全英生物银行全基因组关联分析增强了对祖先富集效应的发现和解析能力。

Pan-UK Biobank genome-wide association analyses enhance discovery and resolution of ancestry-enriched effects.

作者信息

Karczewski Konrad J, Gupta Rahul, Kanai Masahiro, Lu Wenhan, Tsuo Kristin, Wang Ying, Walters Raymond K, Turley Patrick, Callier Shawneequa, Shah Nirav N, Baya Nikolas, Palmer Duncan S, Goldstein Jacqueline I, Sarma Gopal, Solomonson Matthew, Cheng Nathan, Bryant Sam, Churchhouse Claire, Cusick Caroline M, Poterba Timothy, Compitello John, King Daniel, Zhou Wei, Seed Cotton, Finucane Hilary K, Daly Mark J, Neale Benjamin M, Atkinson Elizabeth G, Martin Alicia R

机构信息

Program in Medical and Population Genetics, Broad Institute of MIT and Harvard, Cambridge, MA, USA.

Analytic and Translational Genetics Unit, Massachusetts General Hospital, Boston, MA, USA.

出版信息

Nat Genet. 2025 Sep 18. doi: 10.1038/s41588-025-02335-7.

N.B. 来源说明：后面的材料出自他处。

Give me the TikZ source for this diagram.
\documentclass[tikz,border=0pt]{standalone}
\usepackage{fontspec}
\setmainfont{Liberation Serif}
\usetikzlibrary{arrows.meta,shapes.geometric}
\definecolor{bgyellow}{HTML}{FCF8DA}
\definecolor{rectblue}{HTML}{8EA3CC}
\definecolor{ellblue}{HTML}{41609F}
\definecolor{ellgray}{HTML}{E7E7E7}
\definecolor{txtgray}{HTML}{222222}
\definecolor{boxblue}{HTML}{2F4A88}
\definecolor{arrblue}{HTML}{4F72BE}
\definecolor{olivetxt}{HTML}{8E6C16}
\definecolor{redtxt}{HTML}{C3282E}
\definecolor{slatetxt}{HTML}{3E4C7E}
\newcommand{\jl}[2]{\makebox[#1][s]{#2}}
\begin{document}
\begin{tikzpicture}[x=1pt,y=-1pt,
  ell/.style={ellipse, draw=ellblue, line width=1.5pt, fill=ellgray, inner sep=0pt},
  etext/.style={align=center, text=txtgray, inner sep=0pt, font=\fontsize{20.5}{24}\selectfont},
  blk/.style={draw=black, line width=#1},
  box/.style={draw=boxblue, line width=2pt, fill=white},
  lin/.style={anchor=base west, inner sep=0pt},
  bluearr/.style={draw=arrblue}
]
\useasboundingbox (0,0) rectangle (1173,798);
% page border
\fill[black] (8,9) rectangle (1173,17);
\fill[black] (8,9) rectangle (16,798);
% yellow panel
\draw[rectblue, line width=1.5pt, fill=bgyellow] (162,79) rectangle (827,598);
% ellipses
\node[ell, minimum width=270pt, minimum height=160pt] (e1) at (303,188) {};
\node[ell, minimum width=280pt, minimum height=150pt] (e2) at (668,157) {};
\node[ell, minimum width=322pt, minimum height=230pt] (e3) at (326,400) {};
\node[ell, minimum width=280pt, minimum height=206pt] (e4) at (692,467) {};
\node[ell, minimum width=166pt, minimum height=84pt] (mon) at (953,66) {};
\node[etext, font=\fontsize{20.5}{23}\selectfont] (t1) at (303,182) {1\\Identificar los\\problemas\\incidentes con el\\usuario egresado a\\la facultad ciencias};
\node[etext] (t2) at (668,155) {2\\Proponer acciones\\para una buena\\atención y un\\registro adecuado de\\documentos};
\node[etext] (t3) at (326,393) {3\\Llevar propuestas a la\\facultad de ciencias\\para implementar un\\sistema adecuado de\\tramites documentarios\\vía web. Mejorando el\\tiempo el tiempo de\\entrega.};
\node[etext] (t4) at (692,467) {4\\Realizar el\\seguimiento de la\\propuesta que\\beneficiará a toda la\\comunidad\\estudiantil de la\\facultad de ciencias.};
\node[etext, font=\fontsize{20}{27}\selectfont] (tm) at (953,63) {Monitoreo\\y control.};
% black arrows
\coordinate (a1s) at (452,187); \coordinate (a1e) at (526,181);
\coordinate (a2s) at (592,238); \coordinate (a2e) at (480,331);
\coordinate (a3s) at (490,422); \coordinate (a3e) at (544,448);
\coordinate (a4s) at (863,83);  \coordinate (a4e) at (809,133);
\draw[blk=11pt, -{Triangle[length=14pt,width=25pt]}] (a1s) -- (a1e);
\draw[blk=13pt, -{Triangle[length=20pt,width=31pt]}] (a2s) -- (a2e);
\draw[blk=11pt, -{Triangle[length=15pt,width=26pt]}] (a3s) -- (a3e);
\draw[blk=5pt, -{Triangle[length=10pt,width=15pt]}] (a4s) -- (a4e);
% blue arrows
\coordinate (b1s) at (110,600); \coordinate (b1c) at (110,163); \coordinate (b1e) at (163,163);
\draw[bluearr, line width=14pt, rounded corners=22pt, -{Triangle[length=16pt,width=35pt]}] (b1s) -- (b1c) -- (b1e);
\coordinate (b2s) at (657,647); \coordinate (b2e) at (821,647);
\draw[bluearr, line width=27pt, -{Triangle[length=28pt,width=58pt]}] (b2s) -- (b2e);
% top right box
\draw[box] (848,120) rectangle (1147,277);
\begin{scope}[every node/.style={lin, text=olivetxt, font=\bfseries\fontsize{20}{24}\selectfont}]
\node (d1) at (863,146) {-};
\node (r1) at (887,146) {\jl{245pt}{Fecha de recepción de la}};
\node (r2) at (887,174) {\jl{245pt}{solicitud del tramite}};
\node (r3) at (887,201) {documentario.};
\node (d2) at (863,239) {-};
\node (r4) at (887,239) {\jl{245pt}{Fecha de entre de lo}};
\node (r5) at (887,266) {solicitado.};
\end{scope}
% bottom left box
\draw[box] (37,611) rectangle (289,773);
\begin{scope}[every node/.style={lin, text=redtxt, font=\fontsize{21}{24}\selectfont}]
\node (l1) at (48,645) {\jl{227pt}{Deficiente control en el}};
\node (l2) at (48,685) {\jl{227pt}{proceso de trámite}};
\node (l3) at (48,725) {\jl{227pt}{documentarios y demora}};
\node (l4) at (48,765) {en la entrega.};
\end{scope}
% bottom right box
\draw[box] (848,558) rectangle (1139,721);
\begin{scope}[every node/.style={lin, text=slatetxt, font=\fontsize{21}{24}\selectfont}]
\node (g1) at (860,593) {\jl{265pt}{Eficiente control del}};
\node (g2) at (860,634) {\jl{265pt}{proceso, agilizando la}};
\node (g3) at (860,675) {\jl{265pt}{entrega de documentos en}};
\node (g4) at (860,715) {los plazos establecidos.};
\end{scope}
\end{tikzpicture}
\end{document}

DOI:10.1038/s41588-025-02335-7

PMID:40968291

Abstract

Large biobanks, such as the UK Biobank (UKB), enable massive phenome by genome-wide association studies that elucidate genetic etiology of complex traits. However, people from diverse genetic ancestry groups are often excluded from association analyses due to concerns about population structure introducing false positive associations. Here we generate mixed model associations and meta-analyses across genetic ancestry groups, inclusive of a larger fraction of the UK Biobank than previous efforts, to produce freely available summary statistics for 7,266 traits. We build a quality control and analysis framework informed by genetic architecture. Overall, we identify 14,676 significant loci (P < 5 × 10) in the meta-analysis that were not found in the EUR genetic ancestry group alone, including new associations, for example between CAMK2D and triglycerides. We also highlight associations from ancestry-enriched variation, including a known pleiotropic missense variant in G6PD associated with several biomarker traits. We release these results publicly alongside frequently asked questions that describe caveats for interpretation of results, enhancing available resources for interpretation of risk variants across diverse populations.

摘要

大型生物样本库，如英国生物样本库（UKB），通过全基因组关联研究实现大规模表型组分析，从而阐明复杂性状的遗传病因。然而，由于担心群体结构会引入假阳性关联，来自不同遗传血统群体的人往往被排除在关联分析之外。在此，我们跨遗传血统群体生成混合模型关联和荟萃分析，纳入了比以往研究更大比例的英国生物样本库数据，以生成7266个性状的免费汇总统计数据。我们构建了一个基于遗传结构的质量控制和分析框架。总体而言，我们在荟萃分析中识别出14,676个显著位点（P < 5 × 10⁻⁸），这些位点在仅欧洲遗传血统群体分析中未被发现，包括新的关联，例如钙/钙调蛋白依赖性蛋白激酶2D（CAMK2D）与甘油三酯之间的关联。我们还强调了来自血统富集变异的关联，包括葡萄糖-6-磷酸脱氢酶（G6PD）中一个已知的与多种生物标志物性状相关的多效性错义变异。我们公开了这些结果以及常见问题解答，这些解答描述了结果解释的注意事项，增强了跨不同人群解释风险变异可用资源。